On 28/05/13 08:26, Tony Langdon wrote:
Been having a bit of fun and games with ADSL since moving house. Have had the issue checked out, and other than some extra unused wiring in the house, which the Telstra tech disconnected, there are no known issues on the line. The Telstra tech's test unit can sync at nearly 4Mbps, and a Bigpond router (not sure what brand these are) will sync at 4.2 Mbps. However, I haven't had so much luck.
A loan Netcomm router from Internode was able to hold just under 3 Mbps, which was acceptable, however, that has since been returned. According to Internode, the line is 4.6km long, and I can expect 3-4 Mbps. What I'm looking for is a router that is known to work well on long lines. Doesn't need to be anything fancy, I will most likely put it into bridge mode and put the existing router behind it (which will give me VoIP, IPv6, etc). Just need something that can hold sync at a reasonable throughput on a long line.
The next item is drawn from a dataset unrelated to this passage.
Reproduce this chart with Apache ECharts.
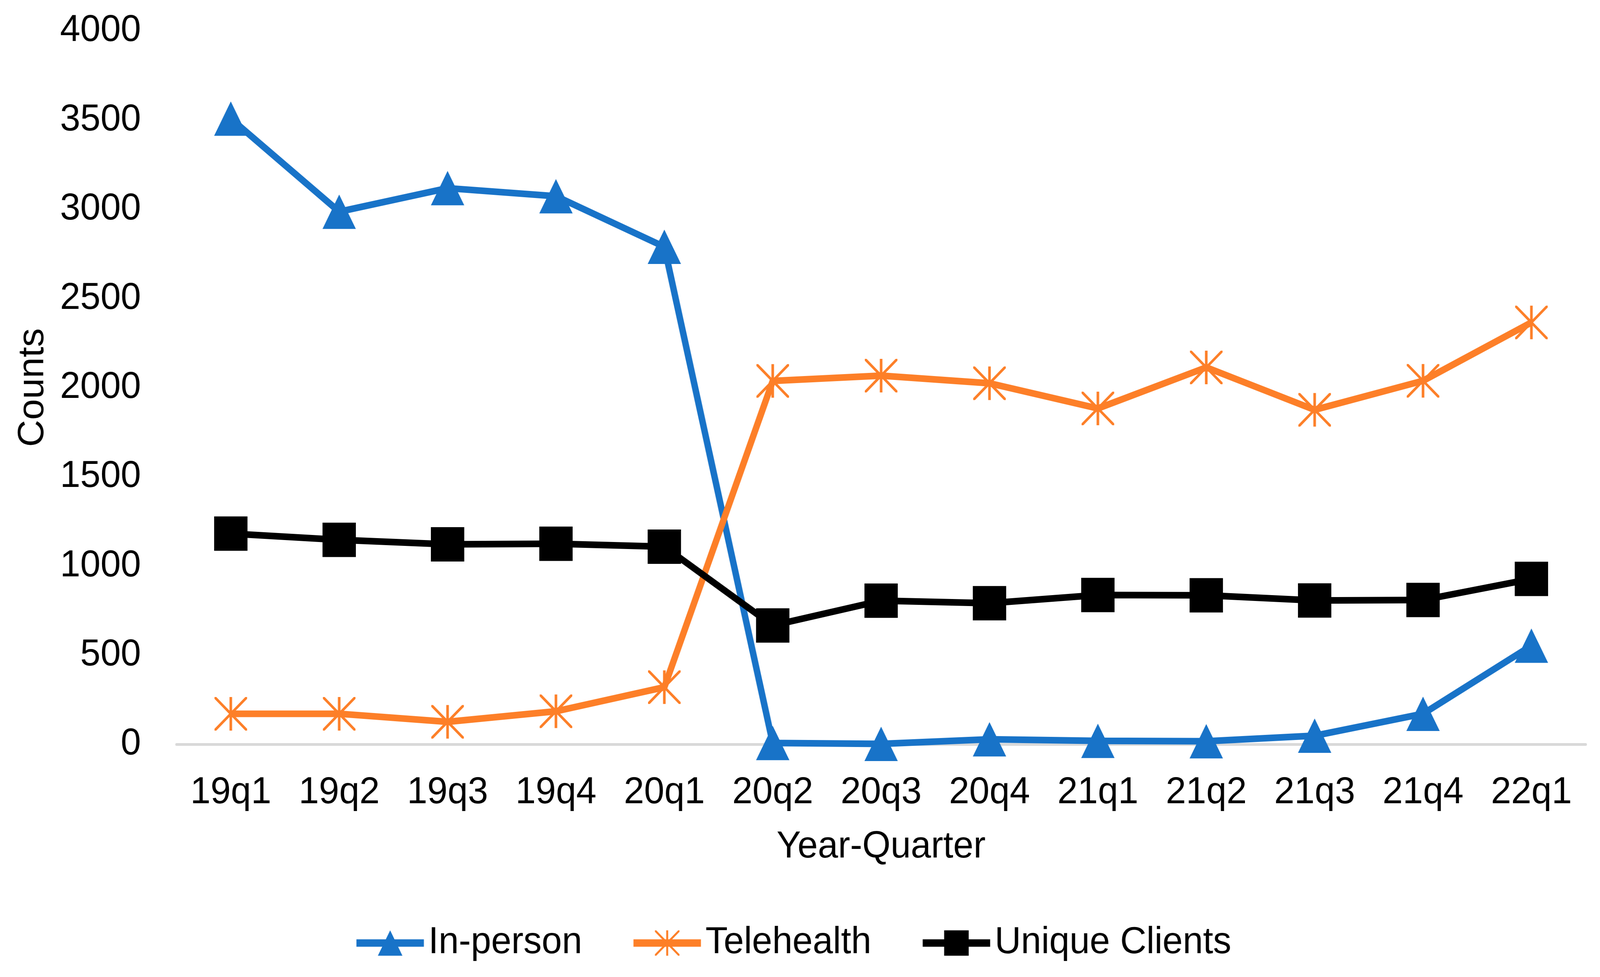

The best indication of what you will get is the Loss and SNR margin that you can find on the modem's web interface. Distance is only a partial indicator, weight of copper is the other. For lines put in over the last 40 years that figure is "cheap". Quality of junctions also matters - I just had Telstra around to deal with one of them - even voice calls failed with water-caused crackle. I'm about a Km closer than you and I get 6.4Mb at a SNR of 7 dB, loop atten 37 dB (the Draytek Vigor120 I'm using gives slightly different info to the Netgear DG834N I was using). The Vigor 120 has an Infineon chip apparently. That data rate is for Internode's "ADSL2+ High Speed" profile. Now the dud junction is gone it has been rock stable. In fact this has prompted me to put in a profile change to Very High Speed. Fingers crossed. While I was typing that, the change happened: 7.2Mb at 4 dB SNR, got a CRC error at lockup 20 min. ago, none since. Is good! For these various profiles the faster the speed, the lower the SNR. The thing to watch is the Rx CRC error rate and the stability of the SNR.